Salam Im half slavic and half arabic so I have always struggled with finding whats my path. Its a long journey and a long story. For instance, my slavic family encouraged me to be christian catholic - which I once was but it didnt really resonate with me. Then I struggled with atheism and was SO lost, my soul literally cried for help but didnt know where to find peace.
I always felt like my arabic background is much stronger, my family from Egypt is much more supportive and loving, caring, they really are Allah servants in every way. I always admired this about them.
I know some arabic basics, can do the accent well (I love it haha, the most beautiful language to ever exist in my opinion).
Recently I started learning how to pray properly and I know it will take me some time(I only know Surah Al Fatiha).
I still dont know much about Islam but Im willing to learn more. I have issue with recognizing the meaning of some islamic words like Dua, Adhkar, and so on, I think you get what Im saying. My arabic father is kind of guiding me so Im not alone but I need some sort of wise community because my country is mostly atheist/catholic and I dont really meet muslims here.

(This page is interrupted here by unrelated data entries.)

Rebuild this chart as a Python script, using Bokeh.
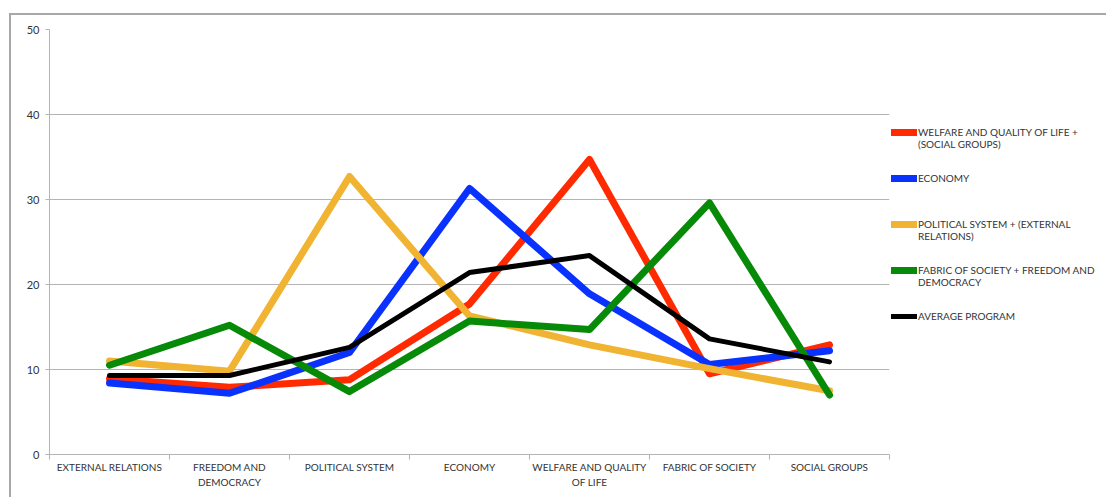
from bokeh.plotting import figure
from bokeh.models import (Range1d, FixedTicker, Legend, LegendItem, ColumnDataSource)
from bokeh.embed import file_html
from bokeh.resources import INLINE

# Policy areas along the x axis
categories = ["EXTERNAL RELATIONS", "FREEDOM AND\nDEMOCRACY", "POLITICAL SYSTEM",
              "ECONOMY", "WELFARE AND QUALITY\nOF LIFE", "FABRIC OF SOCIETY",
              "SOCIAL GROUPS"]

# Share of program content per policy area (%)
welfare = [8.9, 7.9, 8.8, 17.7, 34.7, 9.5, 12.9]
economy = [8.4, 7.2, 12.0, 31.3, 18.9, 10.6, 12.2]
political = [11.0, 9.8, 32.7, 16.3, 12.9, 10.1, 7.5]
fabric = [10.5, 15.2, 7.4, 15.7, 14.7, 29.6, 7.0]
average = [9.3, 9.3, 12.6, 21.4, 23.4, 13.6, 10.9]

series_names = [["WELFARE AND QUALITY OF LIFE +", "(SOCIAL GROUPS)"],
                ["ECONOMY"],
                ["POLITICAL SYSTEM + (EXTERNAL", "RELATIONS)"],
                ["FABRIC OF SOCIETY + FREEDOM AND", "DEMOCRACY"],
                ["AVERAGE PROGRAM"]]
series_values = [welfare, economy, political, fabric, average]
series_colors = ["#ff2a00", "#0a32ff", "#f0b432", "#078a07", "#000000"]
series_widths = [7, 7, 7, 7, 5]

y_ticks = [0, 10, 20, 30, 40, 50]

FONT = "Lato"
GRID = "#b4b4b4"
TEXT = "#333333"

# category centres sit in the middle of each unit-wide band
x_pos = [i + 0.5 for i in range(len(categories))]

p = figure(frame_width=840, frame_height=425, output_backend="svg", toolbar_location=None,
           x_range=Range1d(0, len(categories)), y_range=Range1d(0, 50),
           min_border_left=38, min_border_top=14, min_border_bottom=45,
           min_border_right=0)
p.margin = (13, 0, 0, 9)
p.styles = {"border-top": "2px solid #a8a8a8", "border-left": "2px solid #a8a8a8"}
p.outline_line_color = None
p.background_fill_color = "white"
p.border_fill_color = "white"

# y axis
p.yaxis.ticker = FixedTicker(ticks=y_ticks)
p.yaxis.axis_line_color = GRID
p.yaxis.major_tick_line_color = GRID
p.yaxis.major_tick_out = 4
p.yaxis.major_tick_in = 0
p.yaxis.minor_tick_line_color = None
p.yaxis.major_label_text_font = FONT
p.yaxis.major_label_text_font_size = "11px"
p.yaxis.major_label_text_color = TEXT
p.yaxis.major_label_standoff = 6

# x axis: labels at band centres, ticks on band boundaries
p.xaxis.ticker = FixedTicker(ticks=x_pos, minor_ticks=list(range(len(categories) + 1)))
p.xaxis.major_label_overrides = {x: c for x, c in zip(x_pos, categories)}
p.xaxis.major_tick_line_color = None
p.xaxis.major_tick_out = 0
p.xaxis.major_tick_in = 0
p.xaxis.minor_tick_line_color = GRID
p.xaxis.minor_tick_out = 5
p.xaxis.minor_tick_in = 0
p.xaxis.axis_line_color = GRID
p.xaxis.major_label_text_font = FONT
p.xaxis.major_label_text_font_size = "10px"
p.xaxis.major_label_text_line_height = 1.3
p.xaxis.major_label_text_color = TEXT
p.xaxis.major_label_standoff = 1

p.xgrid.grid_line_color = None
p.ygrid.ticker = FixedTicker(ticks=y_ticks)
p.ygrid.grid_line_color = GRID
p.ygrid.grid_line_width = 1


def legend_label(lines):
    # keep the swatch level with the first line of a wrapped label
    if len(lines) > 1:
        return "\n".join([" "] + lines)
    return lines[0]


items = []
for name, vals, col, w in zip(series_names, series_values, series_colors, series_widths):
    src = ColumnDataSource(dict(x=x_pos, y=vals))
    r = p.line("x", "y", source=src, line_color=col, line_width=w,
               line_join="round", line_cap="round")
    items.append(LegendItem(label=legend_label(name), renderers=[r]))

legend = Legend(items=items, location=(2, 116), orientation="vertical")
legend.border_line_color = None
legend.background_fill_alpha = 0
legend.label_text_font = FONT
legend.label_text_font_size = "10px"
legend.label_text_color = TEXT
legend.glyph_width = 26
legend.glyph_height = 14
legend.label_height = 45
legend.label_standoff = 1
legend.spacing = 1
legend.padding = 6
legend.margin = 0
p.add_layout(legend, "right")

open("out.html", "w").write(file_html(p, INLINE))
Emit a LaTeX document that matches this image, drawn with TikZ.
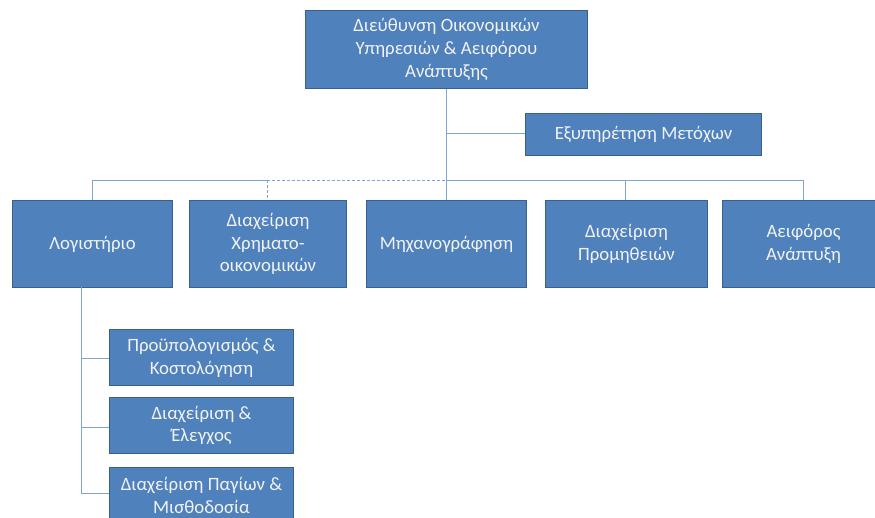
\documentclass[tikz,border=0pt]{standalone}
\usepackage{fontspec}
\setmainfont{Carlito}
\definecolor{boxfill}{HTML}{4F81BD}
\definecolor{boxline}{HTML}{3A5F8C}
\definecolor{conn}{HTML}{7FA5D5}
\definecolor{txt}{HTML}{F2F2F2}
\begin{document}
\begin{tikzpicture}[x=1pt,y=-1pt,
  orgbox/.style={draw=boxline,line width=1pt,fill=boxfill,text=txt,align=center,
    font=\fontsize{18.8}{22.8}\selectfont,inner sep=2pt,anchor=north west},
  link/.style={draw=conn,line width=1pt},
  dlink/.style={draw=conn,line width=1pt,dash pattern=on 3pt off 2pt}]
\useasboundingbox (0,0) rectangle (875,517);
\clip (0,0) rectangle (875,517);
% boxes
\node[orgbox,minimum width=282pt,minimum height=78pt] (top) at (305,10) {Διεύθυνση Οικονομικών\\Υπηρεσιών \& Αειφόρου\\Ανάπτυξης};
\node[orgbox,minimum width=236pt,minimum height=42pt] (ass) at (525,113) {Εξυπηρέτηση Μετόχων};
\node[orgbox,minimum width=160pt,minimum height=87pt] (b1) at (12,200) {Λογιστήριο};
\node[orgbox,minimum width=157pt,minimum height=87pt] (b2) at (189,200) {Διαχείριση\\Χρηματο-\\οικονομικών};
\node[orgbox,minimum width=160pt,minimum height=87pt] (b3) at (366,200) {Μηχανογράφηση};
\node[orgbox,minimum width=162pt,minimum height=87pt] (b4) at (545,200) {Διαχείριση\\Προμηθειών};
\node[orgbox,minimum width=162pt,minimum height=87pt] (b5) at (722,200) {Αειφόρος\\Ανάπτυξη};
\node[orgbox,minimum width=184pt,minimum height=56pt] (s1) at (109,329) {Προϋπολογισμός \&\\Κοστολόγηση};
\node[orgbox,minimum width=184pt,minimum height=56pt] (s2) at (109,397) {Διαχείριση \&\\Έλεγχος};
\node[orgbox,minimum width=184pt,minimum height=56pt] (s3) at (109,467) {Διαχείριση Παγίων \&\\Μισθοδοσία};
% coordinates
\coordinate (v) at (446,133);
\coordinate (bl) at (92,180);
\coordinate (bd) at (267,180);
\coordinate (bm) at (446,180);
\coordinate (bp) at (625,180);
\coordinate (br) at (803,180);
\coordinate (sv) at (81,287);
\coordinate (c1) at (81,358);
\coordinate (c2) at (81,427);
\coordinate (c3) at (81,493);
% connectors
\draw[link] (top.south -| v) -- (b3.north -| v);
\draw[link] (v) -- (ass.west |- v);
\draw[link] (bl) -- (bd);
\draw[dlink] (bd) -- (bm);
\draw[link] (bm) -- (br);
\draw[link] (bl) -- (b1.north -| bl);
\draw[dlink] (bd) -- (b2.north -| bd);
\draw[link] (bp) -- (b4.north -| bp);
\draw[link] (br) -- (b5.north -| br);
\draw[link] (sv) -- (c3);
\draw[link] (c1) -- (s1.west |- c1);
\draw[link] (c2) -- (s2.west |- c2);
\draw[link] (c3) -- (s3.west |- c3);
\end{tikzpicture}
\end{document}
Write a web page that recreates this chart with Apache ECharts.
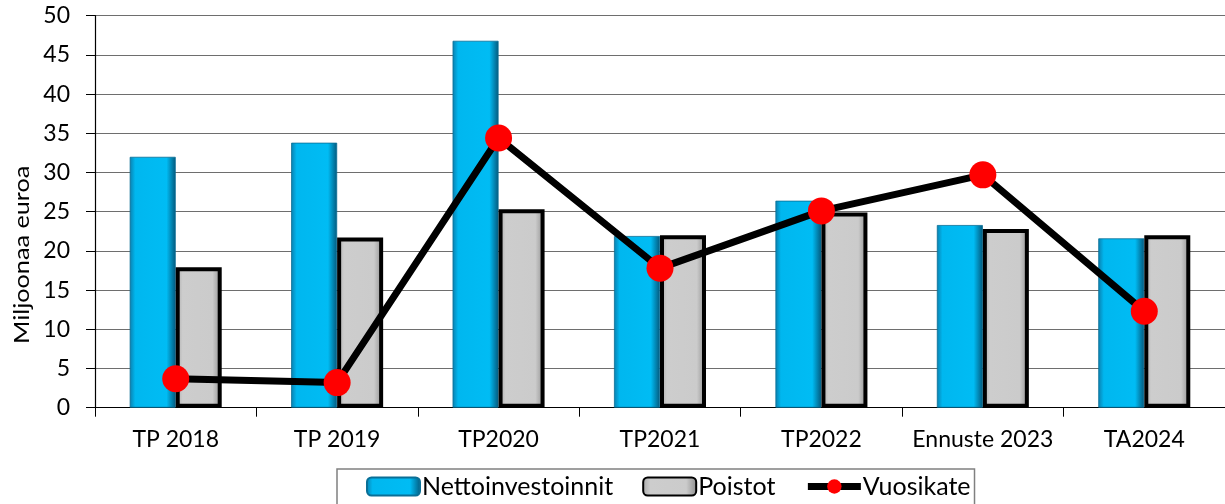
<!DOCTYPE html>
<html>
<head>
<meta charset="utf-8">
<script src="https://cdn.jsdelivr.net/npm/echarts@6/dist/echarts.min.js"></script>
<style>
html,body{margin:0;padding:0;background:#fff;}
#c{width:1225px;height:504px;}
</style>
</head>
<body>
<div id="c"></div>
<script>
var categories = ['TP 2018', 'TP 2019', 'TP2020', 'TP2021', 'TP2022', 'Ennuste 2023', 'TA2024'];
var nettoinvestoinnit = [32.0, 33.8, 46.8, 21.9, 26.4, 23.3, 21.6];
var poistot = [17.9, 21.7, 25.3, 22.0, 24.9, 22.8, 22.0];
var vuosikate = [3.7, 3.2, 34.4, 17.8, 25.1, 29.7, 12.3];
var yTicks = [0, 5, 10, 15, 20, 25, 30, 35, 40, 45, 50];

var FONT = 'Lato';
var chart = echarts.init(document.getElementById('c'));
var blueGrad = new echarts.graphic.LinearGradient(0, 0, 1, 0, [
  {offset: 0, color: '#0a7fae'},
  {offset: 0.12, color: '#00b7ef'},
  {offset: 0.8, color: '#00bcf4'},
  {offset: 1, color: '#04587c'}
]);
var greyGrad = new echarts.graphic.LinearGradient(0, 0, 1, 0, [
  {offset: 0, color: '#a8a8a8'},
  {offset: 0.15, color: '#cdcdcd'},
  {offset: 0.8, color: '#cbcbcb'},
  {offset: 1, color: '#8c8c8c'}
]);
chart.setOption({
  animation: false,
  textStyle: {fontFamily: FONT, color: '#000'},
  grid: {left: 95, top: 15.7, width: 1133, height: 392},
  legend: {
    left: 337, top: 469,
    padding: [5, 4, 10, 29],
    itemGap: 29,
    itemWidth: 53, itemHeight: 18,
    borderColor: '#808080', borderWidth: 1.5, borderRadius: 0,
    textStyle: {fontFamily: FONT, fontSize: 25, color: '#000', padding: [0, 0, 0, -3]},
    data: [
      {name: 'Nettoinvestoinnit'},
      {name: 'Poistot'},
      {name: 'Vuosikate', lineStyle: {width: 7, color: '#000'}}
    ]
  },
  graphic: [{
    type: 'text',
    x: 12, y: 344,
    rotation: Math.PI / 2,
    scaleX: 1.2,
    style: {text: 'Miljoonaa euroa', font: '21px Lato', fontSize: 21, fontFamily: FONT, fill: '#000'}
  }],
  xAxis: {
    type: 'category',
    data: categories,
    axisLine: {lineStyle: {color: '#000', width: 1.2}},
    axisTick: {show: true, length: 9, lineStyle: {color: '#000'}},
    axisLabel: {interval: 0, fontFamily: FONT, fontSize: 23, color: '#000', margin: 20}
  },
  yAxis: {
    type: 'value',
    min: yTicks[0], max: yTicks[yTicks.length - 1], interval: 5,
    axisLine: {show: true, lineStyle: {color: '#000', width: 1.2}},
    axisTick: {show: true, length: 9, lineStyle: {color: '#000'}},
    axisLabel: {fontFamily: FONT, fontSize: 23, color: '#000', margin: 25},
    splitLine: {lineStyle: {color: '#6e6e6e', width: 1.2}}
  },
  series: [
    {
      name: 'Nettoinvestoinnit', type: 'bar', data: nettoinvestoinnit,
      barWidth: 46, barGap: '0%',
      itemStyle: {color: blueGrad, borderColor: '#0a6f96', borderWidth: 0.8}
    },
    {
      name: 'Poistot', type: 'bar', data: poistot,
      barWidth: 46,
      itemStyle: {color: greyGrad, borderColor: '#000', borderWidth: 4}
    },
    {
      name: 'Vuosikate', type: 'line', data: vuosikate,
      symbol: 'circle', symbolSize: 27, z: 5,
      lineStyle: {color: '#000', width: 7},
      itemStyle: {color: '#ff0000', borderWidth: 0}
    }
  ]
});
</script>
</body>
</html>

There is one thing Im really confused about - sins are punished, yeah right. So Im going through a really hard time (final exams, people leaving me, feeling like Im doing too little progress in Islam)
I try to listen ONLY to Quran lately and somewhere between my islamic content I watch on instagram there was this girl that popped up. She made a song, with a really strong demonic energy sang with beautiful deceiving voice. I started listening to it on loop and Im afraid of whats happened. Something whispered to me to keep listening to it. Now I have like red eyes, dilated pupils, I feel anger and disgust, rage. It feels like I’ve received something bad from this music. The thing is, I did this consciously but I feel like addicted to this one song. I really dont want to use Islam as an excuse to commit such sins, what to pray in order to strengthen the bond with Allah? I need to get out of this state. I still know very little about how it all works and mostly rely on what I feel in my heart. Thanks for any kind of responses.